Keepin’ it Real: School Success Beyond Black and White
Carter, Prudence L (2005).
New York: Oxford University Press; 240 pages. $29.95. ISBN 0195325230.
The achievement gap between white students and black and Latino students in the United States persists despite public policies and court orders aimed at reducing this gap. In Keepin’ it Real: School Success Beyond Black and White, Harvard Professor Prudence L. Carter seeks to explain why some black and Latino students are more successful in school than others by linking black and Latino individual concepts of their culture and identity with their reactions to the dominant norms institutionalized in schools. Carter draws from survey and interview data entwined with insightful observations of 68 low-income African American and Latino students from Yonkers, New York, to describe how students’ differing styles of merging mainstream (dominant) culture with their individual ethnic (non-dominant) culture affects their success in school.
Carter employs Bourdieu’s cultural capital theory and Fordham and Ogbu’s oppositional culture paradigm to discuss and extend previous research on minority attachment with and engagement in school. She seeks to reinforce the concept that “acting white,” a central component of the oppositional culture paradigm, is not a denial of the benefits of education by blacks and Hispanics but is instead a response to a perceived rejection of their individual culture and identity. In addition, she finds with the students she studied that those who are the most successful in school and in the community are the students who are able to make the best use of both their dominant and non-dominant social capital.
Although all students in Carter’s study profess to value education, they respond to the structural expectations and dominant cultural values at school in different ways. Ogbu (2004) also witnessed this dynamic and created five classifications of student attachment to describe it. Carter condenses Ogbu’s five groups into three more distinct groups. As in Ogbu’s groups, only one cohort in Carter’s is completely opposed to adapting to the dominant culture speech patterns and ways of behavior. Carter identifies this group as “non-compliant believers”: students who are not able or willing to comply with mainstream norms and behaviors. Thus, their engagement with and attachment to school is limited, leading to less successful educational outcomes. The second group, which she calls “cultural straddlers,” is comprised of the most successful students. These students can conform to mainstream “white” expectations, and are able to “act black” or “act Spanish” in their communities, a term Carter defines as “codeswitching.” Students do not interpret “acting white” as a desire to excel in school, but instead as a rejection of individual culture and identity. Thus, students who are high achievers but are able to communicate with their peers within the cultural framework of the community are not accused of “acting white.” The third group, the “cultural mainstreamers,” embrace the dominant cultural values and assume that the speech patterns, dress and behaviors of the dominant (middle class white) culture as the norm.
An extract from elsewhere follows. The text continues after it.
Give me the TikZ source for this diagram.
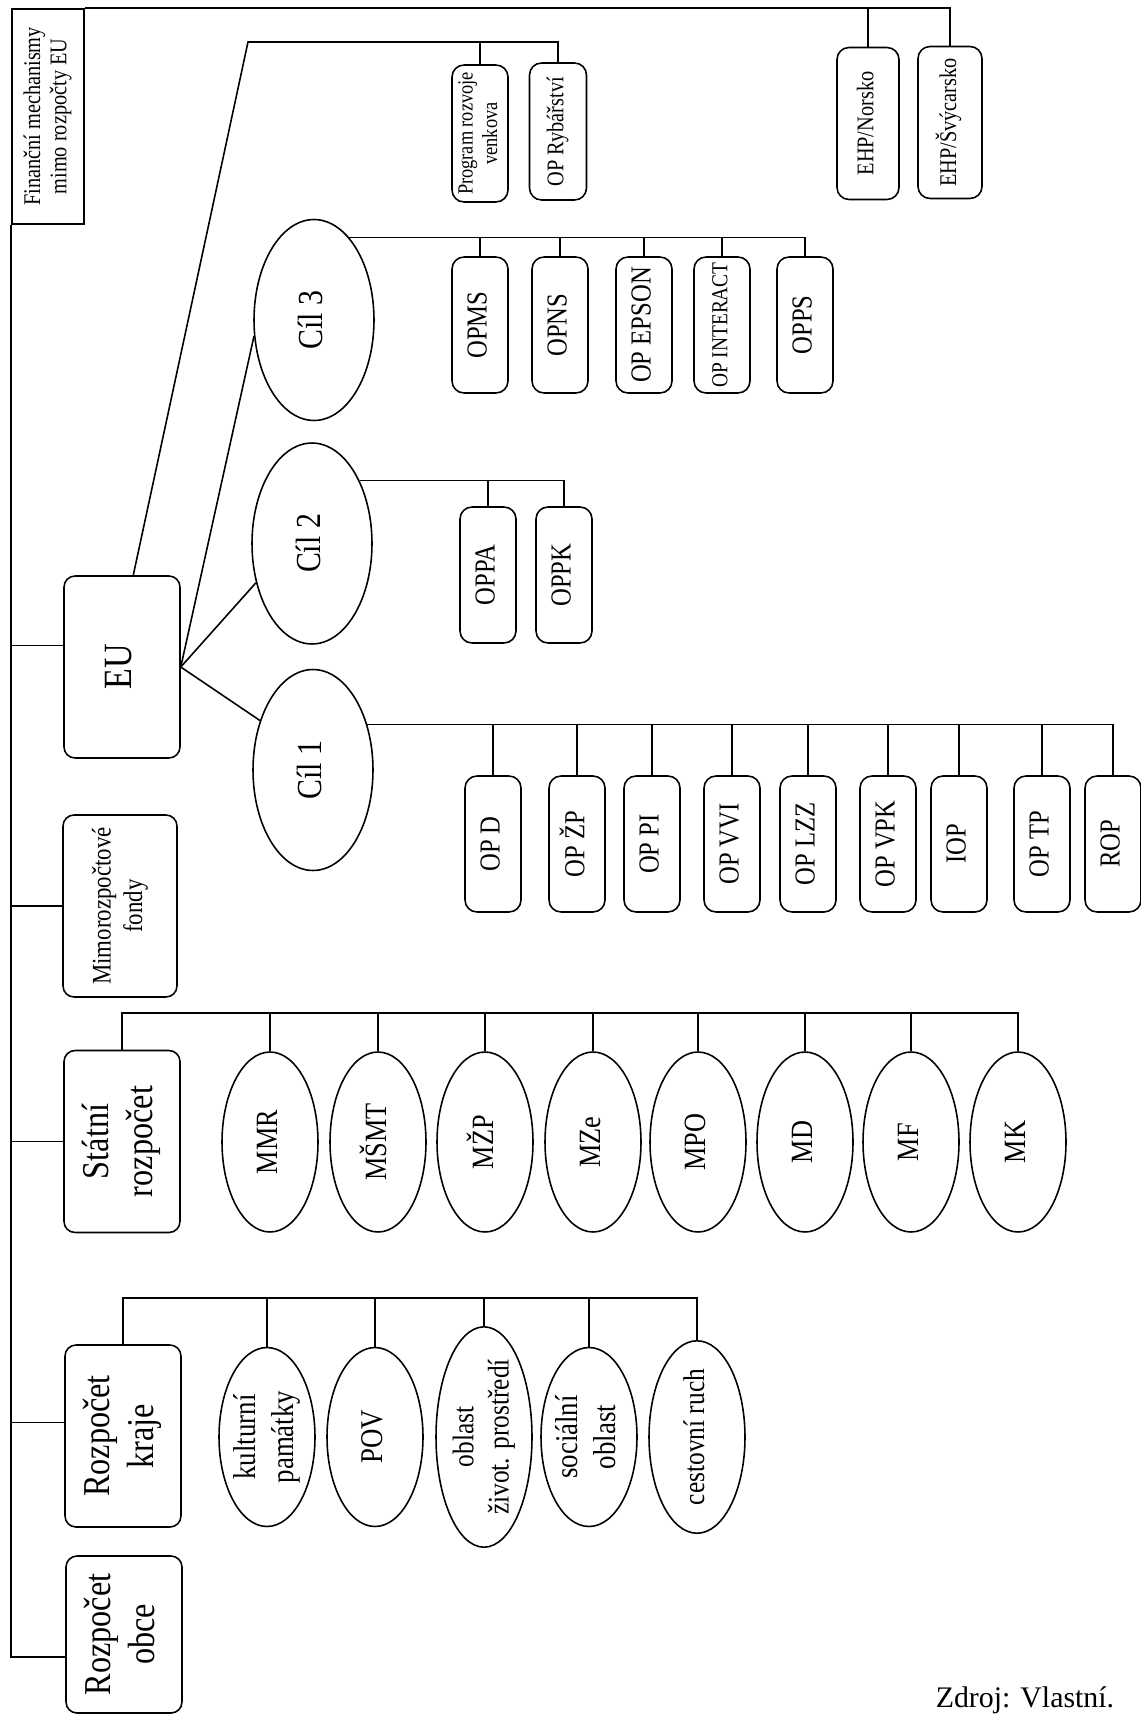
\documentclass[tikz,border=0pt]{standalone}
\usepackage{fontspec}
\setmainfont{Liberation Serif}[FakeStretch=0.85]
\newfontfamily\srcfont{Liberation Serif}
\usepackage{graphicx}
\usetikzlibrary{shapes.geometric}

\newcommand{\vtext}[1]{\rotatebox{90}{\begin{tabular}{@{}c@{}}#1\end{tabular}}}
\newcommand{\fsz}[2]{\fontsize{#1}{#2}\selectfont}

\tikzset{
  bigbox/.style={draw, rounded corners=0.22cm, minimum width=2.32cm, minimum height=3.64cm, inner sep=1pt, font=\fsz{21.6}{25}},
  opbox/.style={draw, rounded corners=0.24cm, minimum width=1.12cm, minimum height=2.72cm, inner sep=1pt, font=\fsz{16.5}{19}},
  ehpbox/.style={draw, rounded corners=0.24cm, minimum width=1.24cm, minimum height=3.04cm, inner sep=1pt, font=\fsz{13.6}{15.6}},
  cil/.style={draw, ellipse, minimum width=2.4cm, minimum height=4.02cm, inner sep=0pt, font=\fsz{20}{23}},
  resort/.style={draw, ellipse, minimum width=1.92cm, minimum height=3.6cm, inner sep=0pt, font=\fsz{17.6}{20}},
  oblast/.style={draw, ellipse, minimum width=1.92cm, minimum height=3.58cm, inner sep=0pt, inner xsep=-4pt, font=\fsz{18}{21.6}},
}

\begin{document}
\begin{tikzpicture}[x=0.02cm, y=-0.02cm, line width=0.9pt]
\useasboundingbox (0,0) rectangle (1141,1716);

% hlavni zdroje
\node[draw, minimum width=1.44cm, minimum height=4.3cm, inner sep=1pt, font=\fsz{13.6}{15}] (fin) at (48,116.5) {\vtext{Finanční mechanismy\\mimo rozpočty EU}};
\node[bigbox, font=\fsz{22.8}{26}] (eu) at (122,667) {\vtext{EU}};
\node[bigbox, minimum width=2.28cm, font=\fsz{15.3}{18}] (mimo) at (120,906) {\vtext{Mimorozpočtové\\fondy}};
\node[bigbox] (stat) at (122,1141.5) {\vtext{Státní\\rozpočet}};
\node[bigbox] (kraje) at (123,1436) {\vtext{Rozpočet\\kraje}};
\node[bigbox, minimum height=3.14cm] (obce) at (124,1634.5) {\vtext{Rozpočet\\obce}};

% mimo rozpocty EU
\node[ehpbox] (ehpn) at (868,123.5) {\vtext{EHP/Norsko}};
\node[ehpbox, minimum width=1.28cm] (ehps) at (950,122.5) {\vtext{EHP/Švýcarsko}};

% EU
\node[ehpbox, minimum width=1.12cm, minimum height=2.74cm, font=\fsz{12.3}{14}] (prv) at (480,133.5) {\vtext{Program rozvoje\\venkova}};
\node[ehpbox, minimum width=1.14cm, minimum height=2.74cm] (ryb) at (558,131.5) {\vtext{OP Rybářství}};
\node[cil] (cil3) at (314,320) {\vtext{Cíl 3}};
\node[cil] (cil2) at (312,543.5) {\vtext{Cíl 2}};
\node[cil] (cil1) at (313,770) {\vtext{Cíl 1}};

% Cil 3
\node[opbox] (opms) at (480,325) {\vtext{OPMS}};
\node[opbox] (opns) at (560,325) {\vtext{OPNS}};
\node[opbox] (epson) at (644,325) {\vtext{OP EPSON}};
\node[opbox, font=\fsz{13}{15}] (interact) at (722,325) {\vtext{OP INTERACT}};
\node[opbox] (opps) at (805,325) {\vtext{OPPS}};

% Cil 2
\node[opbox] (oppa) at (488,575) {\vtext{OPPA}};
\node[opbox] (oppk) at (564,575) {\vtext{OPPK}};

% Cil 1
\node[opbox] (opd) at (493,844) {\vtext{OP D}};
\node[opbox] (opzp) at (577,844) {\vtext{OP ŽP}};
\node[opbox] (oppi) at (652,844) {\vtext{OP PI}};
\node[opbox] (opvvi) at (732,844) {\vtext{OP VVI}};
\node[opbox] (oplzz) at (808,844) {\vtext{OP LZZ}};
\node[opbox] (opvpk) at (888,844) {\vtext{OP VPK}};
\node[opbox] (iop) at (959,844) {\vtext{IOP}};
\node[opbox] (optp) at (1042,844) {\vtext{OP TP}};
\node[opbox] (rop) at (1113,844) {\vtext{ROP}};

% statni rozpocet
\node[resort] (mmr) at (270,1142) {\vtext{MMR}};
\node[resort] (msmt) at (378,1142) {\vtext{MŠMT}};
\node[resort] (mzp) at (485,1142) {\vtext{MŽP}};
\node[resort] (mze) at (593,1142) {\vtext{MZe}};
\node[resort] (mpo) at (698,1142) {\vtext{MPO}};
\node[resort] (md) at (805,1142) {\vtext{MD}};
\node[resort] (mf) at (911,1142) {\vtext{MF}};
\node[resort] (mk) at (1018,1142) {\vtext{MK}};

% rozpocet kraje
\node[oblast] (kult) at (267,1437) {\vtext{kulturní\\památky}};
\node[oblast] (pov) at (375,1437) {\vtext{POV}};
\node[oblast, font=\fsz{17}{20}] (ziv) at (484,1437) {\vtext{oblast\\život. prostředí}};
\node[oblast] (soc) at (589,1437) {\vtext{sociální\\oblast}};
\node[oblast, font=\fsz{17}{20}] (ruch) at (697,1437) {\vtext{cestovní ruch}};

\node[anchor=base west, font=\srcfont\fsz{17}{20}, inner sep=0pt] (zdroj) at (935,1707) {Zdroj: Vlastní.};

% kmen
\draw (fin.north east) -| (ehps.north);
\draw (ehpn.north) -- (ehpn.north |- fin.north);
\draw (fin.south west) |- (obce.201);
\draw (eu.160) -- (eu.160 -| fin.west);
\draw (mimo.west) -- (mimo.west -| fin.west);
\draw (stat.west) -- (stat.west -| fin.west);
\draw (kraje.167) -- (kraje.167 -| fin.west);

% EU
\coordinate (eubend) at (248,42);
\draw (eu.83) -- (eubend) -| (ryb.north);
\draw (prv.north) -- (prv.north |- eubend);
\draw (eu.east) -- (cil1.137);
\draw (eu.east) -- (cil2.215);
\draw (eu.east) -- (cil3.195);

\draw (cil3.67) -| (opps.north);
\draw (opms.north) -- (opms.north |- cil3.67);
\draw (opns.north) -- (opns.north |- cil3.67);
\draw (epson.north) -- (epson.north |- cil3.67);
\draw (interact.north) -- (interact.north |- cil3.67);

\draw (cil2.53) -| (oppk.north);
\draw (oppa.north) -- (oppa.north |- cil2.53);

\draw (cil1.40) -| (rop.north);
\draw (opd.north) -- (opd.north |- cil1.40);
\draw (opzp.north) -- (opzp.north |- cil1.40);
\draw (oppi.north) -- (oppi.north |- cil1.40);
\draw (opvvi.north) -- (opvvi.north |- cil1.40);
\draw (oplzz.north) -- (oplzz.north |- cil1.40);
\draw (opvpk.north) -- (opvpk.north |- cil1.40);
\draw (iop.north) -- (iop.north |- cil1.40);
\draw (optp.north) -- (optp.north |- cil1.40);

% statni rozpocet
\coordinate (sbus) at (122,1013);
\draw (stat.north) -- (sbus) -| (mk.north);
\draw (mmr.north) -- (mmr.north |- sbus);
\draw (msmt.north) -- (msmt.north |- sbus);
\draw (mzp.north) -- (mzp.north |- sbus);
\draw (mze.north) -- (mze.north |- sbus);
\draw (mpo.north) -- (mpo.north |- sbus);
\draw (md.north) -- (md.north |- sbus);
\draw (mf.north) -- (mf.north |- sbus);

% rozpocet kraje
\coordinate (kbus) at (123,1298);
\draw (kraje.north) -- (kbus) -| (ruch.north);
\draw (kult.north) -- (kult.north |- kbus);
\draw (pov.north) -- (pov.north |- kbus);
\draw (ziv.north) -- (ziv.north |- kbus);
\draw (soc.north) -- (soc.north |- kbus);

\end{tikzpicture}
\end{document}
They are the most likely to be accused of “acting white” because they do not embrace their own culture and ethnic identity in the same way as non-compliant believers or cultural straddlers.
Perhaps Carter’s most important contribution to the current literature is in chapter 3. In this chapter, Carter considers why so many more males are members of the non-compliant believer group and describes the differences in educational achievement and future job placement of males and females. Success in school is more important today than ever before because in the past, men could make a livable wage working in low-skilled jobs. Today, more than ever before, many jobs require soft skills, such as speaking standard English and dressing in ways that are valued by the dominant culture. Because of this, Carter explains, the social construction of masculinity impairs the ability of some minority males to succeed in the job market. Females in this study were more likely to conform to dominant speech and dress patterns and the expectations for them were higher than those for males. Parents tend to push the girls harder and expect them to make better grades while the males are “babied” (mostly by single mothers). This poses a dilemma for the males who are faced with conflicting expectations. They want to be successful and obtain white-collar employment, but white-collar jobs require males to use soft skills, skills that are not respected in their social construction of what is masculine. The chances of this group succeeding in mainstream society are inhibited by not only their academic achievement, but also by their cultural norms and the conditions in which they are raised.
Although the sample is small (there are only five cultural mainstreamers) and Carter acknowledges that the population studied is not representative, Keepin it Real provides the reader with a rich description of the processes involved in a student’s ability to maneuver between school, where the dominant culture reigns, and their own community. Policymakers and educators should listen to Carter’s call for teachers to become “multicultural navigators” who accept and value different cultures and help parents and students navigate through the often difficult processes involved in schooling. In addition, she calls for partnerships between schools and other institutions where “multicultural navigators” can mentor students and help them be more successful in school, and later in the workplace. With the increasing focus on high academic achievement as a precondition to success in the world of employment, understanding the interplay between competing cultural ideologies is more important than ever before. Educators, researchers and policymakers will benefit from understanding the dynamics described in Keepin it Real: School Success Beyond Black and White.
Ogbu, John (2004). “Collective Identity and the Burden of ‘Acting White’ in Black History, Community and Education.” The Urban Review: 36(1).
Reviewer Information
Stephanie Southworth is a Ph.D. candidate in Public Policy at the University of North Carolina at Charlotte. Her major areas of interest are educational inequality, race and poverty.